Bovine TB costs taxpayers over £100 million every year and England has the highest incidence of the disease in Europe. In 2015 alone over 28,000 cattle had to be slaughtered in England to control the disease, causing devastation and distress for farmers and rural communities, where herds have often been built up on family farms over many generations.
The government’s strategy includes tighter cattle measures, improved biosecurity and badger control in areas where the disease is rife. Advice from the Chief Veterinary Officer makes clear that dealing with the disease in both cattle and badgers is essential to tackle the disease effectively. This strategy is already delivering results: we are on track to achieve TB freedom to more than half of the country by 2020—the first time anywhere in England will have this status.
New measures outlined today include:
• Seven additional licences for badger control measures covering parts of Herefordshire, Gloucestershire, Cornwall, Devon and Dorset, with operations now underway.
• A consultation on introducing further cattle measures including more sensitive tests for TB-affected herds in the High Risk Area, and increased surveillance testing for herds in the Edge Area.
• A call for views on a more risk-based approach to TB testing of cattle herds in the High Risk Area.
• New farm advice packs to help farmers affected by bovine TB to improve the effectiveness of biosecurity measures on their farm.
• An updated online tool mapping the location of bovine TB incidents over the last five years to allow farmers to make informed decisions when buying livestock.
• A consultation on introducing further measures for controlling TB in non-bovine animals.
Farming Minister George Eustice said:
“Our comprehensive strategy to eradicate bovine TB in England is delivering results, with more than half the country on track to be free of the disease by the end of this Parliament.
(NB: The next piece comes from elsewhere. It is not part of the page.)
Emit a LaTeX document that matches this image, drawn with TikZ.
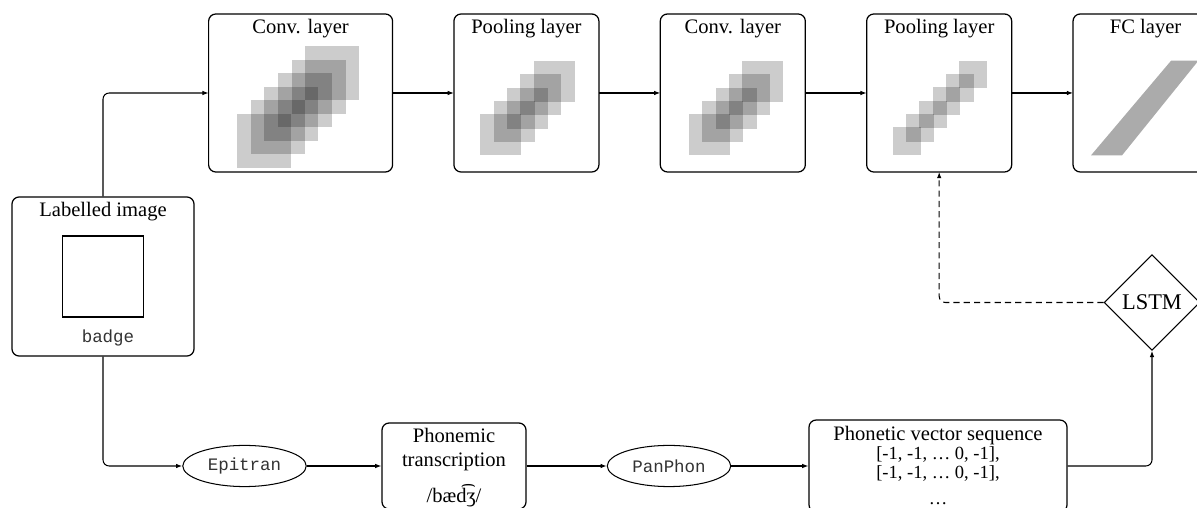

“Bovine TB has a devastating impact on farms, which is why we are taking strong action to eradicate the disease, including tighter cattle controls, improved biosecurity and badger control measures in areas where the disease is rife.
“The veterinary advice and the experience of other countries is clear—we will not be able to eradicate this disease unless we also tackle the reservoir of the disease in the badger population as well as cattle.
Chief Vet Nigel Gibbens said:
“Action to prevent infection of cattle from significant reservoirs of TB infection in local badger populations is an essential part of the government’s 25-year strategy to eradicate bovine TB in England.
“Proactive badger control is currently the best available option and the licensing of further areas is necessary to realise disease control benefits at regional rather than at local levels.”
In 2015 badger control operations in Somerset, Gloucestershire and Dorset were all successful in meeting their targets, and the government announced in December that it wanted to see badger control over a wider number of areas in 2016.
As part of its long-term strategy to eradicate bovine TB, the government has already introduced tougher movement controls and more frequent testing, as well as working with farmers, vets and others to improve biosecurity on farm and when trading.